• Stated exercise
Extract all lines in the data that contain the word "with".

(Rows from a dataset)
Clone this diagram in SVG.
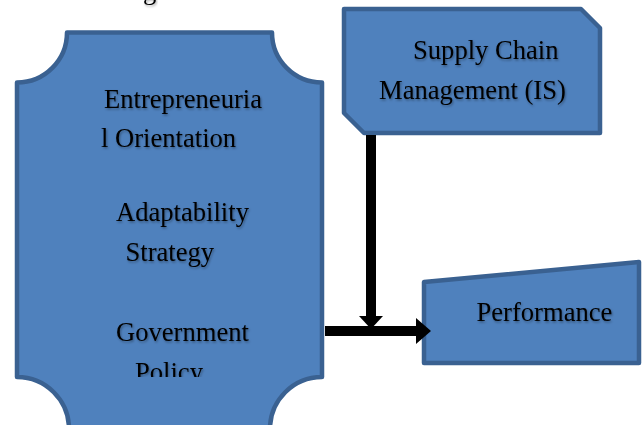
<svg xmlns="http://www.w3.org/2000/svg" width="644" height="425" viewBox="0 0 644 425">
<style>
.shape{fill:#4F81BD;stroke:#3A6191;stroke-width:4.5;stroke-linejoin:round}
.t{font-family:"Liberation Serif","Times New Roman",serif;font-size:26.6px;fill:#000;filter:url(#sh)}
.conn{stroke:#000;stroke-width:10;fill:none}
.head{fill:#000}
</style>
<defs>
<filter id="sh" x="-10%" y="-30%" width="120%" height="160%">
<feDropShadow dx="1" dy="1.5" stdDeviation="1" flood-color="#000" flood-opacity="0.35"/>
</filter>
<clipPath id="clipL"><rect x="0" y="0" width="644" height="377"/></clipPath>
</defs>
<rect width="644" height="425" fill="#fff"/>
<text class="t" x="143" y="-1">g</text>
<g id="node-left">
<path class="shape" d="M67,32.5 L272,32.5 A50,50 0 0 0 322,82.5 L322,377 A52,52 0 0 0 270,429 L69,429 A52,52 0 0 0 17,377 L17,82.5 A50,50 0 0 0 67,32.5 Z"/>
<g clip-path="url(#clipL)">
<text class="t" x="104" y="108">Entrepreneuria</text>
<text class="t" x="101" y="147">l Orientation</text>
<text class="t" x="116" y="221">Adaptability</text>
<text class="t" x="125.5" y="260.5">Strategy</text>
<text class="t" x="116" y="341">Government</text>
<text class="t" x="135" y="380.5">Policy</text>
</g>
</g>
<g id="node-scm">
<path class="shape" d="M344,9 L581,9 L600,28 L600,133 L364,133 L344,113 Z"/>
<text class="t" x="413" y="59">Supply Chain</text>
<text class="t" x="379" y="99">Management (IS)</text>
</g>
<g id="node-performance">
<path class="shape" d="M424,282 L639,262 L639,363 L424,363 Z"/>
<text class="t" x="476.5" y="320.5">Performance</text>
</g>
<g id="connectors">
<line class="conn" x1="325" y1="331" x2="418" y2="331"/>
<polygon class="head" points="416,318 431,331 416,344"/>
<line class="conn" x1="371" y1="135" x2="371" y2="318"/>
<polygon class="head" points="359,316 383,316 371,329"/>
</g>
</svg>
--
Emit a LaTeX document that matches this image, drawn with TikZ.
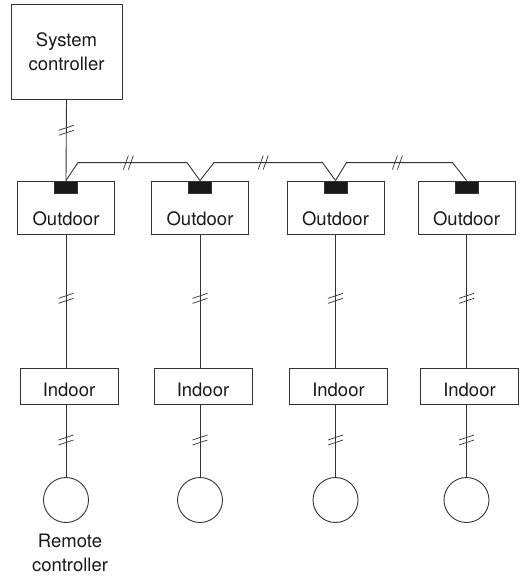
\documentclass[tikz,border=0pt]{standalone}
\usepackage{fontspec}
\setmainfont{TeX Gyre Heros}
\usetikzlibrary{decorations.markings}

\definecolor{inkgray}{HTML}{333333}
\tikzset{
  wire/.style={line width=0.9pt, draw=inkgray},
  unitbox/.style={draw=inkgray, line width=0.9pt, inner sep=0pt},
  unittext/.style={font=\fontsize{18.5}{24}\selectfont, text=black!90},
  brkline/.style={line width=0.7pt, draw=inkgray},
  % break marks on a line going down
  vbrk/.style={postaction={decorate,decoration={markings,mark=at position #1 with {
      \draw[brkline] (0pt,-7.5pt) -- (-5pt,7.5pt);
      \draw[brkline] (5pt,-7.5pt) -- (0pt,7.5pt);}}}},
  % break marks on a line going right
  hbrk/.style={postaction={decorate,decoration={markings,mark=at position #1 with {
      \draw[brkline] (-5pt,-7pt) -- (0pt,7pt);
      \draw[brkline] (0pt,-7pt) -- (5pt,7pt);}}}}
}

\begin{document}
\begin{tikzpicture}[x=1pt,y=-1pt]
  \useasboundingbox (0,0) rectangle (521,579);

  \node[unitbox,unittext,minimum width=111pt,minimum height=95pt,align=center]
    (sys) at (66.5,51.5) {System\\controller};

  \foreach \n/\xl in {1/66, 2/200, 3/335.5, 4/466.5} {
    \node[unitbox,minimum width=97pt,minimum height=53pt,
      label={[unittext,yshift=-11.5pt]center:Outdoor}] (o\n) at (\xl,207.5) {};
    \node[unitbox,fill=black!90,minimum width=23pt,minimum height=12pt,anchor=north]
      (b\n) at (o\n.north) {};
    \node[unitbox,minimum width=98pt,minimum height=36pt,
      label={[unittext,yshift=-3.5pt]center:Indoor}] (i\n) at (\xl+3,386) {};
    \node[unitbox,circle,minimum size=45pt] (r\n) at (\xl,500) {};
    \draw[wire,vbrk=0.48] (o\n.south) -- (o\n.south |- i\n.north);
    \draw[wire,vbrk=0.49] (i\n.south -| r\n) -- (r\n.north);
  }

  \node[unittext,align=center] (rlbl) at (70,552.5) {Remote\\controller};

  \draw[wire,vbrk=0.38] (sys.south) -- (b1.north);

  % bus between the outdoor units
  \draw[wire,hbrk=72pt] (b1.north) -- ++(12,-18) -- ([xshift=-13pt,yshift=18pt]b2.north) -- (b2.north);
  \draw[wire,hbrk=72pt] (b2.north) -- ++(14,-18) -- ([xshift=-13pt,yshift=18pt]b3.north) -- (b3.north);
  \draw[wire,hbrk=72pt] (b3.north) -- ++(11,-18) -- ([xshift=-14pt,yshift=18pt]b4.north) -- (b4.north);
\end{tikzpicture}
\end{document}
==
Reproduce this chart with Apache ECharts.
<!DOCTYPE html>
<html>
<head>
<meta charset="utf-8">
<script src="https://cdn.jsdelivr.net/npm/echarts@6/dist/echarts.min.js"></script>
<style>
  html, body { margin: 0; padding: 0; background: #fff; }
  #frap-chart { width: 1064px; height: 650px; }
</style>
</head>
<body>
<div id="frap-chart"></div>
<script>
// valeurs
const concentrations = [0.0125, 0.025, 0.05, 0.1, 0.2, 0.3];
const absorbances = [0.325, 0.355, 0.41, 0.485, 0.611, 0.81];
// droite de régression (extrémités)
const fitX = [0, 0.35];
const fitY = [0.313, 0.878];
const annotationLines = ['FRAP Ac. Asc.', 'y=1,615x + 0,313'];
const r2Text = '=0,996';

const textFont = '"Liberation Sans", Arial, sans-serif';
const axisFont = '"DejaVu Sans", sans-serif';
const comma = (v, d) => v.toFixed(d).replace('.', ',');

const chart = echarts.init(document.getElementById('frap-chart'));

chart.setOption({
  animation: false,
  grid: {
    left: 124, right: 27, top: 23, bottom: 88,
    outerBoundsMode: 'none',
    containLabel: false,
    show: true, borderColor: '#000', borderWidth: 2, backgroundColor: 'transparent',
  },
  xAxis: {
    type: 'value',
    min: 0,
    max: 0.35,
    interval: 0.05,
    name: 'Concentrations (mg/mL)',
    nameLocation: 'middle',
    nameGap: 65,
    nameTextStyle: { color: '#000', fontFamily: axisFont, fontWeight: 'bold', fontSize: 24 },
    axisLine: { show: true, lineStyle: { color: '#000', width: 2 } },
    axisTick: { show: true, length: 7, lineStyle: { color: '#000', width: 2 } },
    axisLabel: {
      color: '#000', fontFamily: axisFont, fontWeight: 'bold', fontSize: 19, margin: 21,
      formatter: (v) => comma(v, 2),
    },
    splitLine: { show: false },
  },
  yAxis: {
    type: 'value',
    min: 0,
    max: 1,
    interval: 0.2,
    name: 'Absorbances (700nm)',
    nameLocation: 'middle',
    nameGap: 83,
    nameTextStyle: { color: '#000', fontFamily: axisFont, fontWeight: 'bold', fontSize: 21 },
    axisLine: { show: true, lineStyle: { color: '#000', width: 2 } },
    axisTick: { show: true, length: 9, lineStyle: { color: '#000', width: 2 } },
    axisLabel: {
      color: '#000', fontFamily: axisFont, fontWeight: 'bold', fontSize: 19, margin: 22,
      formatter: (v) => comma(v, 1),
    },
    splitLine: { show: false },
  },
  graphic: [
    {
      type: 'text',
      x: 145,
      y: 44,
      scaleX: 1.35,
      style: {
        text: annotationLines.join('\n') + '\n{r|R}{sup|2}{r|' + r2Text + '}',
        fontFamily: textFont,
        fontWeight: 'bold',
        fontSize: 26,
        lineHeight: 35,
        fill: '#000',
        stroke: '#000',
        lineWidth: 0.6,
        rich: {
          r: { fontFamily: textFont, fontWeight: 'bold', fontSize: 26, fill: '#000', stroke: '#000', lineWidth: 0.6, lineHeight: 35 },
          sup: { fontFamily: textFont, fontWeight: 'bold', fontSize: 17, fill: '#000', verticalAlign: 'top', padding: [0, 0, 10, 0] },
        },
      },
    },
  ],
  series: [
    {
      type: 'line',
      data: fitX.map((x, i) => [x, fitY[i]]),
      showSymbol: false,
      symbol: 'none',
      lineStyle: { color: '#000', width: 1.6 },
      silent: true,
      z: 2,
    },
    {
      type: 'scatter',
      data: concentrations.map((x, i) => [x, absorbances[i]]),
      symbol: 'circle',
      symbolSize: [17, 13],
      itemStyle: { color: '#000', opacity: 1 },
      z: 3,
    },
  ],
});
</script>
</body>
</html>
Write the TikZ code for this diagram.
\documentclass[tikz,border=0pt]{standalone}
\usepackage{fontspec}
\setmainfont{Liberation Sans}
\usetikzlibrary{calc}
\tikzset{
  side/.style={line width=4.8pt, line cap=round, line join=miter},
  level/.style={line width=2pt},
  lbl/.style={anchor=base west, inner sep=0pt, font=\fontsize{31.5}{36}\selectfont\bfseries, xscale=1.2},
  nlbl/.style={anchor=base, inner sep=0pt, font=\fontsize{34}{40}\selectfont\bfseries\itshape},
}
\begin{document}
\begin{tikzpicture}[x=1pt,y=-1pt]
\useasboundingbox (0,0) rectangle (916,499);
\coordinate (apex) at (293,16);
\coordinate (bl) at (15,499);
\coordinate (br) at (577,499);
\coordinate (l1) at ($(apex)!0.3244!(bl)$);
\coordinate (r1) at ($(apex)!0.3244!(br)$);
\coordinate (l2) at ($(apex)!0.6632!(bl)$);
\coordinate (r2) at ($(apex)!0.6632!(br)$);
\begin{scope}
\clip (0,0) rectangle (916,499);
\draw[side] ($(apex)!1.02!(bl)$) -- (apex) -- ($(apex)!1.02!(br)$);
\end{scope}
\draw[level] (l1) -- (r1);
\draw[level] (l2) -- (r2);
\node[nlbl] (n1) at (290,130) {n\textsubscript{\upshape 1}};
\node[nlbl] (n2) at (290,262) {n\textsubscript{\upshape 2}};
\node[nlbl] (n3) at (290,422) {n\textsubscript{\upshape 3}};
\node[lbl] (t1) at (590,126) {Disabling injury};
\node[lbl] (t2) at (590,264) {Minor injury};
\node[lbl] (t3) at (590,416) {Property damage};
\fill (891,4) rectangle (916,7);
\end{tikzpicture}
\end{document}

• Written answer
Emit a LaTeX document that matches this image, drawn with TikZ.
  vbrk/.style={postaction={decorate,decoration={markings,mark=at position #1 with {
  hbrk/.style={postaction={decorate,decoration={markings,mark=at position #1 with {
Reproduce this chart with Apache ECharts.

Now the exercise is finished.